Given problem - Look below. Copy each line that has "this" in it.

Data to use -

= = = = =

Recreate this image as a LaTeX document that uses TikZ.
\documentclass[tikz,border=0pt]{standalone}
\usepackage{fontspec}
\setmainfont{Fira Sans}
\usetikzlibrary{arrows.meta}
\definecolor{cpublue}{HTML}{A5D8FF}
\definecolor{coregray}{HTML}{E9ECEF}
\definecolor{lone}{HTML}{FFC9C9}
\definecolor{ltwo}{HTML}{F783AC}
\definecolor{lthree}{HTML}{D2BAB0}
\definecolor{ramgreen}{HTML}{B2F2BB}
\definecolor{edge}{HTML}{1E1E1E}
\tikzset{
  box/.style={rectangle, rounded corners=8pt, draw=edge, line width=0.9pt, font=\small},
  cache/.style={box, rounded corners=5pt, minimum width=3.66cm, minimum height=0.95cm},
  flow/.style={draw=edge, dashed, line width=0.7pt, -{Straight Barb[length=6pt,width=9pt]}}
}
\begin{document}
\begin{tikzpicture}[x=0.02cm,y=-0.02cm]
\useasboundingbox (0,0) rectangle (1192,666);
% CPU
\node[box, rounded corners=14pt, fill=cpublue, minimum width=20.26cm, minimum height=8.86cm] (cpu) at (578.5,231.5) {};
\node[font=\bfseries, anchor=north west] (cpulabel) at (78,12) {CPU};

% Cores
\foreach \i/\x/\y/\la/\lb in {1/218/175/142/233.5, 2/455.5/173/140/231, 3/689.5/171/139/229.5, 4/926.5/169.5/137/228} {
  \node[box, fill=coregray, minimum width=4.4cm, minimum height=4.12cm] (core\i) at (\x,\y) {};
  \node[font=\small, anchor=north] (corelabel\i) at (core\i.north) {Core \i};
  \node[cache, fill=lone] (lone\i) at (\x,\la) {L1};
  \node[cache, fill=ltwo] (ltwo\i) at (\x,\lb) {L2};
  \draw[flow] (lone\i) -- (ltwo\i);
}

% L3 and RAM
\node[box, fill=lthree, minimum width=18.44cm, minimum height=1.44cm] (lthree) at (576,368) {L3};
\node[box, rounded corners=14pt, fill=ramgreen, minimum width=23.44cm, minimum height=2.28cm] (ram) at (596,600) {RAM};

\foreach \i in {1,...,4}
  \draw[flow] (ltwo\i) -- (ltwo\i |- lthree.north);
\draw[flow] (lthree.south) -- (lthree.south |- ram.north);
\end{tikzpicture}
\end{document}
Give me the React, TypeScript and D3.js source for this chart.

= = = = =

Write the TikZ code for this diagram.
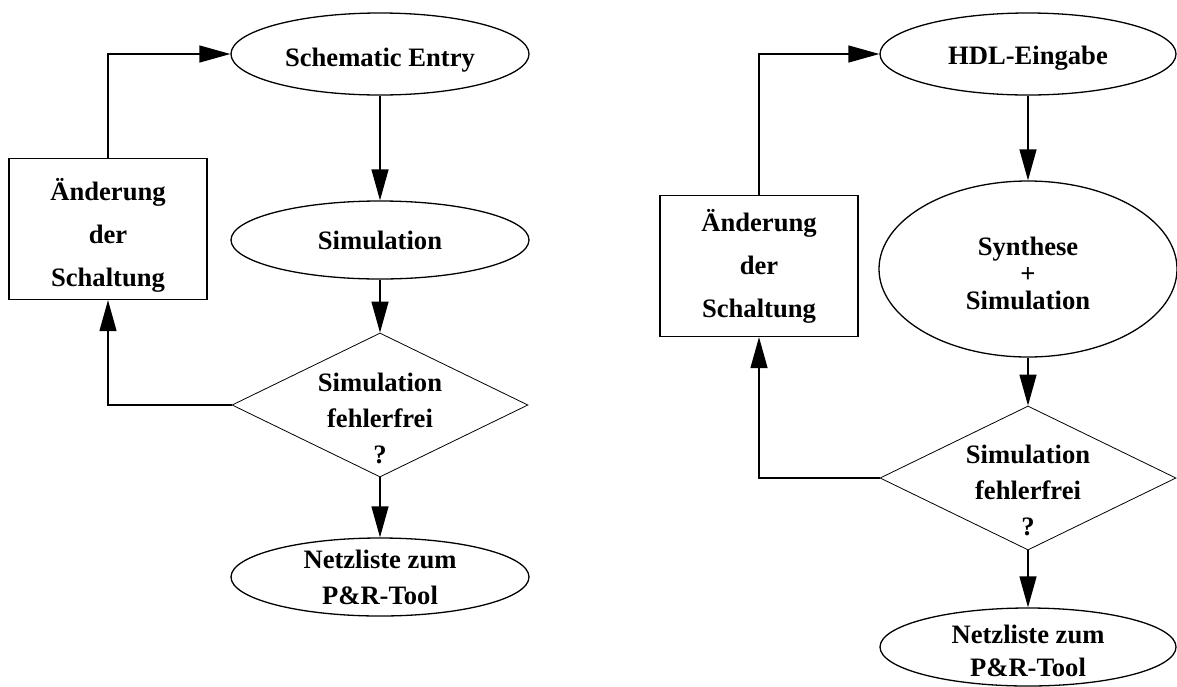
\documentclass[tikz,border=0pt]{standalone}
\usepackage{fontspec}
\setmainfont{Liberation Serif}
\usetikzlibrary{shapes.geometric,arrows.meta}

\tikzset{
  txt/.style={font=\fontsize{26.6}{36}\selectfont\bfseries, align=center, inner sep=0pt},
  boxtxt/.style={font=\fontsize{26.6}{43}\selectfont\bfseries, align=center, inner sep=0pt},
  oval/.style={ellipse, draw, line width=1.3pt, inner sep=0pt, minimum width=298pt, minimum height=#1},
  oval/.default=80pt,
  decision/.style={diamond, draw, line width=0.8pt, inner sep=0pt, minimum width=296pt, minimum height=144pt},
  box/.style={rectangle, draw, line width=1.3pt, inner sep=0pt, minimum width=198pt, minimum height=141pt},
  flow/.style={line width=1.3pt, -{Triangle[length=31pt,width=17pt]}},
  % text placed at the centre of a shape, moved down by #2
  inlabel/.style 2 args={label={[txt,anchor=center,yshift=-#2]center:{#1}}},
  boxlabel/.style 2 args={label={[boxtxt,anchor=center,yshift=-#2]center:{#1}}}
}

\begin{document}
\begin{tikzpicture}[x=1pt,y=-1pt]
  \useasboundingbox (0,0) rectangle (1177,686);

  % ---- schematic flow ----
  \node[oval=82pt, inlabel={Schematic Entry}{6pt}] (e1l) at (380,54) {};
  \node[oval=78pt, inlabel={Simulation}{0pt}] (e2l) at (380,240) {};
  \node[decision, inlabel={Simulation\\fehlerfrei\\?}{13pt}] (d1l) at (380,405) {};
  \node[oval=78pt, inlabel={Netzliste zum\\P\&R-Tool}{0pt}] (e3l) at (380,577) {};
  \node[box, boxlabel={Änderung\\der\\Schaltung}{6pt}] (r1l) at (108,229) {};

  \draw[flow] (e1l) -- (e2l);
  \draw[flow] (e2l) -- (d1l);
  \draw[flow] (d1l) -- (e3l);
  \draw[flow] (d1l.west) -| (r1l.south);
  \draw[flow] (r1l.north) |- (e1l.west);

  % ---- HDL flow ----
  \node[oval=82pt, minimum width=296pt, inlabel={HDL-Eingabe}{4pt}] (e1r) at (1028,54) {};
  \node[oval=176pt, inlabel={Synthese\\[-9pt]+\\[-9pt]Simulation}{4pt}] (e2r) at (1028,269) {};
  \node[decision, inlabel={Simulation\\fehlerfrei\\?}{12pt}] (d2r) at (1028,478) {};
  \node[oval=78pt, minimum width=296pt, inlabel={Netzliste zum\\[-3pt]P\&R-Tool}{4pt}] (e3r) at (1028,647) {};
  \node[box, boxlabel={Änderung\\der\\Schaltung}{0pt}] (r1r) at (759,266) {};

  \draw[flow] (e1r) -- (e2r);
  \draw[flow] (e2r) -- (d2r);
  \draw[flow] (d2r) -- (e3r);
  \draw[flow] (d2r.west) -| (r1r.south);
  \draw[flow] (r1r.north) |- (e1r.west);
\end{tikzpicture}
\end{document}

= = = = =

Full response -
Recreate this image as a LaTeX document that uses TikZ.
Give me the React, TypeScript and D3.js source for this chart.
Write the TikZ code for this diagram.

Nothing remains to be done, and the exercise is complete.